▶ **Do this**
Within the entries below, find the portion that opens with the line containing "What React, TypeScript" and closes with the line containing "const advanced = [2.98, 2.64, 1.49, -0.3, 2.0, 2.91, 2.77, 2.5];". Retype that portion exactly and only.

▶ **Extracted material**
___
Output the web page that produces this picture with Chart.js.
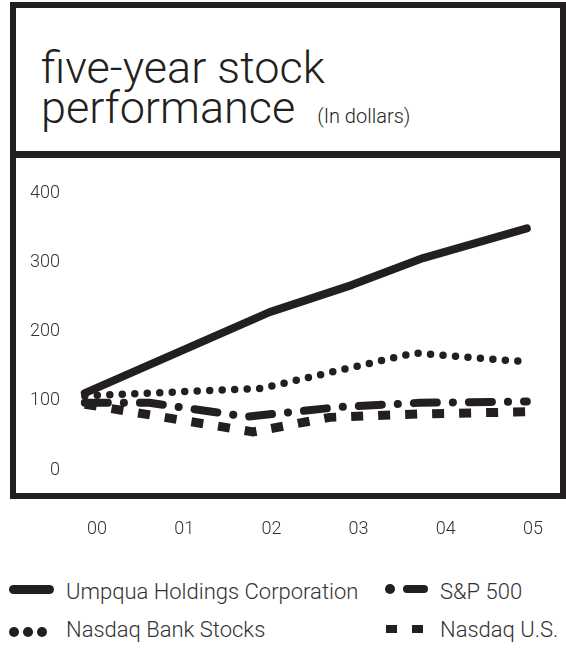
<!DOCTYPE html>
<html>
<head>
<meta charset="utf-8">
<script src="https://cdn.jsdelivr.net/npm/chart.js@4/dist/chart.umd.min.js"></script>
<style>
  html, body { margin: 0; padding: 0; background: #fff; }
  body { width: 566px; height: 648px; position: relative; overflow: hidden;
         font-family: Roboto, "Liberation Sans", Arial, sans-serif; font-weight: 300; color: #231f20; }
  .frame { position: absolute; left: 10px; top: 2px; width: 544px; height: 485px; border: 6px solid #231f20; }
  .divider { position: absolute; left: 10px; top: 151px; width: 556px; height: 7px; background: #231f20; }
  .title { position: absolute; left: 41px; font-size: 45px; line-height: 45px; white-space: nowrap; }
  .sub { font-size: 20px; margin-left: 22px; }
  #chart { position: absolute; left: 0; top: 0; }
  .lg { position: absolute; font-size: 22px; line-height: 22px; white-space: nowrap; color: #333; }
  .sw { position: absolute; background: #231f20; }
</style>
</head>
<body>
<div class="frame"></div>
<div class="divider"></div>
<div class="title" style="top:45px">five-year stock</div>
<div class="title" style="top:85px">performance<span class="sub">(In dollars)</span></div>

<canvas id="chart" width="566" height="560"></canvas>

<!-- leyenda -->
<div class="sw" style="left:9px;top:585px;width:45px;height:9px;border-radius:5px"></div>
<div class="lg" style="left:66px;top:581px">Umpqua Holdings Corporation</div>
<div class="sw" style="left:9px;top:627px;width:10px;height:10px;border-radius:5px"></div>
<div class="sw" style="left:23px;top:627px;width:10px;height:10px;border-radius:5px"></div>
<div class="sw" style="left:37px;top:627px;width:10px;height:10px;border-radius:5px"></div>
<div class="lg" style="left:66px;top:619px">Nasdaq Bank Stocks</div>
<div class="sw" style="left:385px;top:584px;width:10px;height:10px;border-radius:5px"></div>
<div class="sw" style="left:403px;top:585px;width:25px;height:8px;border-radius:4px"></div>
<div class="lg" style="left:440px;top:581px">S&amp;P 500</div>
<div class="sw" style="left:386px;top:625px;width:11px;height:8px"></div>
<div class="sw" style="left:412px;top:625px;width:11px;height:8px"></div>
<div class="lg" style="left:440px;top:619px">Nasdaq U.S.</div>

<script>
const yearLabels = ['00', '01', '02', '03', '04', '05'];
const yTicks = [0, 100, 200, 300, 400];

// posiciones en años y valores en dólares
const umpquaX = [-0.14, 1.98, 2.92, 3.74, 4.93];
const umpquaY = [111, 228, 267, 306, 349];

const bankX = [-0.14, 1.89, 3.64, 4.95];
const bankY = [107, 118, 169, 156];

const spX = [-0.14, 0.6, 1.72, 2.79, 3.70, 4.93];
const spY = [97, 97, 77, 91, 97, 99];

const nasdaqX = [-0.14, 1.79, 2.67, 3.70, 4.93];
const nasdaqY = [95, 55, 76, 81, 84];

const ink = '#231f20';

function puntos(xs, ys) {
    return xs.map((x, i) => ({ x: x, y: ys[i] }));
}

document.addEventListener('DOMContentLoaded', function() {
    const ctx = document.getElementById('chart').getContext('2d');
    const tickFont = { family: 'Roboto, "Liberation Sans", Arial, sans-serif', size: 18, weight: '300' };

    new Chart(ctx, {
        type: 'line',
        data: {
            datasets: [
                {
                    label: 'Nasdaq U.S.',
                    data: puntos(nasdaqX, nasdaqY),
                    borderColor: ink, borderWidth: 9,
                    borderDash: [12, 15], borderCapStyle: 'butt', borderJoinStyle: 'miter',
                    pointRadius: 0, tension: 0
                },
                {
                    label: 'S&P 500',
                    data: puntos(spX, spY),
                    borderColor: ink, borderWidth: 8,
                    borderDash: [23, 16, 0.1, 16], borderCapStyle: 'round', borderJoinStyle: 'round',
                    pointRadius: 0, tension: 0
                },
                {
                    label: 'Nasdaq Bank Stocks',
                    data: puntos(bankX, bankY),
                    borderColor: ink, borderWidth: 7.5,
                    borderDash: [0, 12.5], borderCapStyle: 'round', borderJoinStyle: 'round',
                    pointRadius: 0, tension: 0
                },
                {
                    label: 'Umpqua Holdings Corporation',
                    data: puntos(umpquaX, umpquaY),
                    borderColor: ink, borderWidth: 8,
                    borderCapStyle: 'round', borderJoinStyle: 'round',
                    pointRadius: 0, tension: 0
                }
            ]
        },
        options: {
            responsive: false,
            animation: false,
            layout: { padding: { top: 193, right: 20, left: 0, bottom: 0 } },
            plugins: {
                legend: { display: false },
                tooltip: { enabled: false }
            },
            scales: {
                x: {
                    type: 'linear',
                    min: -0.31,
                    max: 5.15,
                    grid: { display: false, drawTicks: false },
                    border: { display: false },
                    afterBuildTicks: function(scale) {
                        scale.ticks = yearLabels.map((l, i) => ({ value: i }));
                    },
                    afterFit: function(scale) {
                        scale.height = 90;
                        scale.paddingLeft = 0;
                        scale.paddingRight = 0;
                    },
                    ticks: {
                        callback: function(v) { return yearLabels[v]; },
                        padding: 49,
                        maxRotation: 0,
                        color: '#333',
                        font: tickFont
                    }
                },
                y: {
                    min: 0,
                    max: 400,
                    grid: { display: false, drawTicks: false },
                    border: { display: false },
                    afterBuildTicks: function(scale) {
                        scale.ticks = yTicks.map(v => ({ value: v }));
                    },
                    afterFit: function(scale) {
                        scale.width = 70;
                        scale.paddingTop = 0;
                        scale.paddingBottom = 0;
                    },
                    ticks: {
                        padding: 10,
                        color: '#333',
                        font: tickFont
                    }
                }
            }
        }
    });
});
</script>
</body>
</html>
___
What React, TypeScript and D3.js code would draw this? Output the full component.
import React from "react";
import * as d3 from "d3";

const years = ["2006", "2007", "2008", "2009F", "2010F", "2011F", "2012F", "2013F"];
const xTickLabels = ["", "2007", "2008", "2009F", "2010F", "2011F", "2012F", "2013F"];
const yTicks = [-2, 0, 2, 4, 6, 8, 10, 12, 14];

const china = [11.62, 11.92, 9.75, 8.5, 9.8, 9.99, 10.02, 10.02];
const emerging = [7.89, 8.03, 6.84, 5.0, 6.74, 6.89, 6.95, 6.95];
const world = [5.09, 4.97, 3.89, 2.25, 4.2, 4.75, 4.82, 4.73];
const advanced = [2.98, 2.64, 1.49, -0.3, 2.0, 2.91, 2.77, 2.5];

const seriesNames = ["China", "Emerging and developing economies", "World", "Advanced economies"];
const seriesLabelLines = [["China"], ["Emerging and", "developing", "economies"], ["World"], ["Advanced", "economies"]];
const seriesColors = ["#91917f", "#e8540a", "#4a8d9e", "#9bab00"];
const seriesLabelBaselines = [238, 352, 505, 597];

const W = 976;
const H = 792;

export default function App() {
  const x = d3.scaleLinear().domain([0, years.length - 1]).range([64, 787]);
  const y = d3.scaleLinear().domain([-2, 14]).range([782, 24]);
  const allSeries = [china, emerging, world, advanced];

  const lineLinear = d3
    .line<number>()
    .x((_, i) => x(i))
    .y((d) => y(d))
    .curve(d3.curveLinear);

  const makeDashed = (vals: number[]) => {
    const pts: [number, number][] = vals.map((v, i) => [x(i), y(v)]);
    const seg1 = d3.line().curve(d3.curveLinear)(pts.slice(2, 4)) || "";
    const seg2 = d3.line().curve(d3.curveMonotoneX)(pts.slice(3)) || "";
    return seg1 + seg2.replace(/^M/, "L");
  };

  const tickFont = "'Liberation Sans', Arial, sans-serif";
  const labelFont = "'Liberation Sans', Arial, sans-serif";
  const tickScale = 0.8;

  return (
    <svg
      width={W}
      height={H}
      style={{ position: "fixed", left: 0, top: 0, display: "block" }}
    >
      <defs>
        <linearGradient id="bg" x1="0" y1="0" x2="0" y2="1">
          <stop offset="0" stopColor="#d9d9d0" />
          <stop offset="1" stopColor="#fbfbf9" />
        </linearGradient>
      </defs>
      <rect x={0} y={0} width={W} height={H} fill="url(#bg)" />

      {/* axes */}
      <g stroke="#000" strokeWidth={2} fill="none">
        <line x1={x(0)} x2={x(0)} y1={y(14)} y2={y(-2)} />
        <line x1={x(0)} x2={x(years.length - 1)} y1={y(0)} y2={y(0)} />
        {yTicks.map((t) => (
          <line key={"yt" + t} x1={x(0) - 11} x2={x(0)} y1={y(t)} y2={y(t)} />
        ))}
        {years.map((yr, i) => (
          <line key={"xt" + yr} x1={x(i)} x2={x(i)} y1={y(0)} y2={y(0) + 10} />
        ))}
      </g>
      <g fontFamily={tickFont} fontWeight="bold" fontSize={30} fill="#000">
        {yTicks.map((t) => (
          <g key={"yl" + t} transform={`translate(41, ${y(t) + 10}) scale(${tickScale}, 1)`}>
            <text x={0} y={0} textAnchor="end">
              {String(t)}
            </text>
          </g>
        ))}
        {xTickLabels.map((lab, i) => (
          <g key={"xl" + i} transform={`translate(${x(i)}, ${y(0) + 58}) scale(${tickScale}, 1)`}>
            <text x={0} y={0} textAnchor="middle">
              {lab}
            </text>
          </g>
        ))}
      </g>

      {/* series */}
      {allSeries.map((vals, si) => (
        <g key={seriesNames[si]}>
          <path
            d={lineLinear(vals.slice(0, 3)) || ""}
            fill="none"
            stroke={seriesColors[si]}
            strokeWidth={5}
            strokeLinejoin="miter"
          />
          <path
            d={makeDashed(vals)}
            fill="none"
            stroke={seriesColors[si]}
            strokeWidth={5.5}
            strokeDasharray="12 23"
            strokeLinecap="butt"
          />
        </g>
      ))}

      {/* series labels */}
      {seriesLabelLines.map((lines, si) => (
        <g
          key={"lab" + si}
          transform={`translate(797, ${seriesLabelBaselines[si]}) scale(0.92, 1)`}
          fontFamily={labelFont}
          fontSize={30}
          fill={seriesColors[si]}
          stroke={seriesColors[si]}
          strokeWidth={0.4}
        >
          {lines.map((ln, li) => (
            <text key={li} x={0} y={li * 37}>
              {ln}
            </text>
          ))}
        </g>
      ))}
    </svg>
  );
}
___
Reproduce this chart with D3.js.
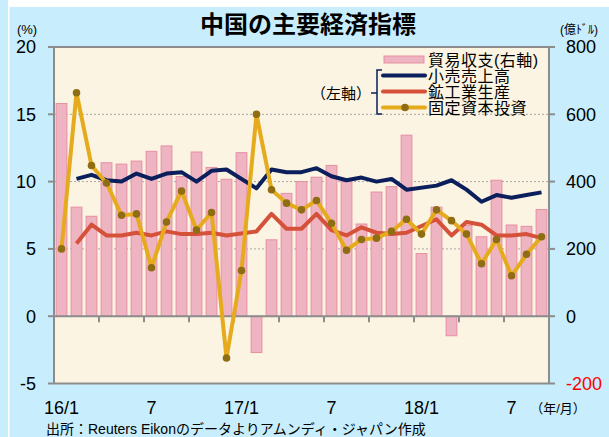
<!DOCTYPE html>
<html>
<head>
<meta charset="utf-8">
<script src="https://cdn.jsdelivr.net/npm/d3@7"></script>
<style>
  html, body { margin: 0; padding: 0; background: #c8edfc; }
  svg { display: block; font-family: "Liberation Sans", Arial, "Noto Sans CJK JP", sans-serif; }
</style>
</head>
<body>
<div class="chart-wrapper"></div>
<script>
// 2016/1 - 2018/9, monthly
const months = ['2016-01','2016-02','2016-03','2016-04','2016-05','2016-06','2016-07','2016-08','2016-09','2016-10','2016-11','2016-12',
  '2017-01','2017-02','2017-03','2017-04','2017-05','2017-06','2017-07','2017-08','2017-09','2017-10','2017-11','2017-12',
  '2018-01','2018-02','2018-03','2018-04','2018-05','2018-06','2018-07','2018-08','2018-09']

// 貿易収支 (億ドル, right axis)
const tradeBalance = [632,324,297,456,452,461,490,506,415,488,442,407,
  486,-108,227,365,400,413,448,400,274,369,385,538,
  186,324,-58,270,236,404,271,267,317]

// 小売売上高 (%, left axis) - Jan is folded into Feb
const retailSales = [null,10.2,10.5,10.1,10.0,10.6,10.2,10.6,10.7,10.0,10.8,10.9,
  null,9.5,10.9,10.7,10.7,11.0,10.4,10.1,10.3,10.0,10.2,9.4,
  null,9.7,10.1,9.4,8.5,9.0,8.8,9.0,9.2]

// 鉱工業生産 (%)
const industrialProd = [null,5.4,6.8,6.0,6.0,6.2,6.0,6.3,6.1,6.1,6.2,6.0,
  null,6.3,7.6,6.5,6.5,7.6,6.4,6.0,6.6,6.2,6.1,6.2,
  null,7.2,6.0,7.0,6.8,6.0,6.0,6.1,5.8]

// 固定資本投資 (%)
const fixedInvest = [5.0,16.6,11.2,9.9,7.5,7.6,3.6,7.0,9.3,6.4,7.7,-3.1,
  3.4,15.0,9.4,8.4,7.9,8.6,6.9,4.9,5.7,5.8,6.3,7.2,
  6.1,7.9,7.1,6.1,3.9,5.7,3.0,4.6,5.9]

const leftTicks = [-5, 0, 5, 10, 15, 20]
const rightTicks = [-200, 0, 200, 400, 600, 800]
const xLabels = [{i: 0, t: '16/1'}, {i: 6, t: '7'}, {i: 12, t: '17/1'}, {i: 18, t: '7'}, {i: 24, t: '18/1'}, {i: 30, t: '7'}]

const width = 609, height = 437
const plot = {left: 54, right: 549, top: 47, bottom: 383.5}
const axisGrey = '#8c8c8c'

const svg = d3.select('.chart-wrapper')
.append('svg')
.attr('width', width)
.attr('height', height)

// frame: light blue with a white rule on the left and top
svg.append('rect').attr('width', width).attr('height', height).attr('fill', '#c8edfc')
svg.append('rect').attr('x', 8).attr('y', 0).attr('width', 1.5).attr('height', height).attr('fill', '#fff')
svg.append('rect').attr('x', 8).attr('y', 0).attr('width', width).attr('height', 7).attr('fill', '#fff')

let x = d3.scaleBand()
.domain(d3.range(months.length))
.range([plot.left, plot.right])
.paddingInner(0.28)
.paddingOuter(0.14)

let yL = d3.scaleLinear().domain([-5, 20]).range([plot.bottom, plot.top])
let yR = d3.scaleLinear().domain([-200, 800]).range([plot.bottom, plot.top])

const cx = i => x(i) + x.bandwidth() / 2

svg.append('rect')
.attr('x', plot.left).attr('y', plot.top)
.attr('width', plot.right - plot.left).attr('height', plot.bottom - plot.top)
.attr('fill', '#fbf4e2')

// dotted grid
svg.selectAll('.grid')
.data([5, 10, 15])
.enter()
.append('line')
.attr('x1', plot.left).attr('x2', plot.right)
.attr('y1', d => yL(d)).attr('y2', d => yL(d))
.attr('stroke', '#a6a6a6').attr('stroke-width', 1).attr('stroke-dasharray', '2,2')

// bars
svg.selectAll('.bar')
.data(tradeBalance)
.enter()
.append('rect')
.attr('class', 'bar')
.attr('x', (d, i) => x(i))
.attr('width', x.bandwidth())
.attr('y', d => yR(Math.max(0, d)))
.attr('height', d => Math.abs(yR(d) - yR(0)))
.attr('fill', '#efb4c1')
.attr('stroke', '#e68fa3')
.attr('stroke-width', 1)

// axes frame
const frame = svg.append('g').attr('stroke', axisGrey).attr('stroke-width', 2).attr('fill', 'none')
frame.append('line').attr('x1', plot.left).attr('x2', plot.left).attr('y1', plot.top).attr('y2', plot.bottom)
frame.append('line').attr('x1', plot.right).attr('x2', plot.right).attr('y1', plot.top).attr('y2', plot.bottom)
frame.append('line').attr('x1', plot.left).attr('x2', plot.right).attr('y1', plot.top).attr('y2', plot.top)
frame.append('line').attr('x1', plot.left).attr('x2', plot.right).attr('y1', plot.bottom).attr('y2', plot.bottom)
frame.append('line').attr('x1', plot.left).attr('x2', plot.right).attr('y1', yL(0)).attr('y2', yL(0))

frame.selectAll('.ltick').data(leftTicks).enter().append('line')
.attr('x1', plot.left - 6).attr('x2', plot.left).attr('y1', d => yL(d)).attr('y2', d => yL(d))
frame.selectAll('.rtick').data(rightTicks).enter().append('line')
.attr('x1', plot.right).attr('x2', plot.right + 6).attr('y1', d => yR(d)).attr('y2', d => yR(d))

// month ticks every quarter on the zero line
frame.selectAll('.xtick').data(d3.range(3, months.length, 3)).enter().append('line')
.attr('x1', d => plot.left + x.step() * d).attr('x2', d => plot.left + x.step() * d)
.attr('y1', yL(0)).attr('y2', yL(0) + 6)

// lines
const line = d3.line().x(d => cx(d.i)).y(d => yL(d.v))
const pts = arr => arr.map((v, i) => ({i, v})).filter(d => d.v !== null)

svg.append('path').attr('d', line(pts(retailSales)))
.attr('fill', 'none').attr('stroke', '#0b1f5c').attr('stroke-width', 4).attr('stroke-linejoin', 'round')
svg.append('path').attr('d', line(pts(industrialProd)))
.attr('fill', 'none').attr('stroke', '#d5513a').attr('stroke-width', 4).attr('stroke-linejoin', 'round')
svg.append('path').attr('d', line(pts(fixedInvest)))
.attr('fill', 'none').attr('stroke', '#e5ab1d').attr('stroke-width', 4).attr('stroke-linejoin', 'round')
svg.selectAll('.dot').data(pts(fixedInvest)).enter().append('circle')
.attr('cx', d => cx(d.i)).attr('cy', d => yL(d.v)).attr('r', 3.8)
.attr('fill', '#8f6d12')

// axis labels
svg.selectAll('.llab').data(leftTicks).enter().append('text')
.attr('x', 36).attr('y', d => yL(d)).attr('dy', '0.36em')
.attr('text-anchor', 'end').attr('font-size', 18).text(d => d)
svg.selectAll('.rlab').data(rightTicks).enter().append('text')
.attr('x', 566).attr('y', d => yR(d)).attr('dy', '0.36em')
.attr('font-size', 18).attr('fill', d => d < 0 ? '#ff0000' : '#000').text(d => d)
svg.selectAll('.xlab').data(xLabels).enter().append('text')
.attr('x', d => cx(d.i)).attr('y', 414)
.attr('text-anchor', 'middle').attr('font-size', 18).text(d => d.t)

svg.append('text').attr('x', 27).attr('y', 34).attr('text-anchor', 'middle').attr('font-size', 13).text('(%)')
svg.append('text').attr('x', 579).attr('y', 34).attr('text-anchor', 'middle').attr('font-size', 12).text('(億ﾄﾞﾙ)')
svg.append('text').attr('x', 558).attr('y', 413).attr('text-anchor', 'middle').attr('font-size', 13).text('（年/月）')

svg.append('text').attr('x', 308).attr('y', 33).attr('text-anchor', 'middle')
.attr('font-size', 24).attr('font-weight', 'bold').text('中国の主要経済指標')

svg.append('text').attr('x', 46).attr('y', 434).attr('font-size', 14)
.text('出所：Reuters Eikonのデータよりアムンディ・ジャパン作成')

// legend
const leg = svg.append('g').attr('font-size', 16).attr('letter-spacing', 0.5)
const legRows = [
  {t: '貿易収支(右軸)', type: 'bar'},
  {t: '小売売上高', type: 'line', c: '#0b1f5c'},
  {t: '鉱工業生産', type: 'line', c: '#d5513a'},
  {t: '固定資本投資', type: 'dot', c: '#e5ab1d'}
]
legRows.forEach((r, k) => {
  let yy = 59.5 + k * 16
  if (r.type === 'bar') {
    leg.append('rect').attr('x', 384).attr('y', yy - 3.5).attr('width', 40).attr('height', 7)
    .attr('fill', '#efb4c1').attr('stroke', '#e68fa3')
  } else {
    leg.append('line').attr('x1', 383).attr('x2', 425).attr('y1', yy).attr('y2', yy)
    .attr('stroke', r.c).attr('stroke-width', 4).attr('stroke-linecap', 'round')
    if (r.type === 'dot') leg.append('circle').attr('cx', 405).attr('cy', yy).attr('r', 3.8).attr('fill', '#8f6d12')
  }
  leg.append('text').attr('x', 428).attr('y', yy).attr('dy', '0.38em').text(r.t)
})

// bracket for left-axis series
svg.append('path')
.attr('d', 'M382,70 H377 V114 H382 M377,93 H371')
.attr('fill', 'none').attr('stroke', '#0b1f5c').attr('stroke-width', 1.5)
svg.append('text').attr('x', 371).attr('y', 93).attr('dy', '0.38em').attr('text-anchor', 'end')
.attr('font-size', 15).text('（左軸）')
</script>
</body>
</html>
___
▶ **Result below**
What React, TypeScript and D3.js code would draw this? Output the full component.
import React from "react";
import * as d3 from "d3";

const years = ["2006", "2007", "2008", "2009F", "2010F", "2011F", "2012F", "2013F"];
const xTickLabels = ["", "2007", "2008", "2009F", "2010F", "2011F", "2012F", "2013F"];
const yTicks = [-2, 0, 2, 4, 6, 8, 10, 12, 14];

const china = [11.62, 11.92, 9.75, 8.5, 9.8, 9.99, 10.02, 10.02];
const emerging = [7.89, 8.03, 6.84, 5.0, 6.74, 6.89, 6.95, 6.95];
const world = [5.09, 4.97, 3.89, 2.25, 4.2, 4.75, 4.82, 4.73];
const advanced = [2.98, 2.64, 1.49, -0.3, 2.0, 2.91, 2.77, 2.5];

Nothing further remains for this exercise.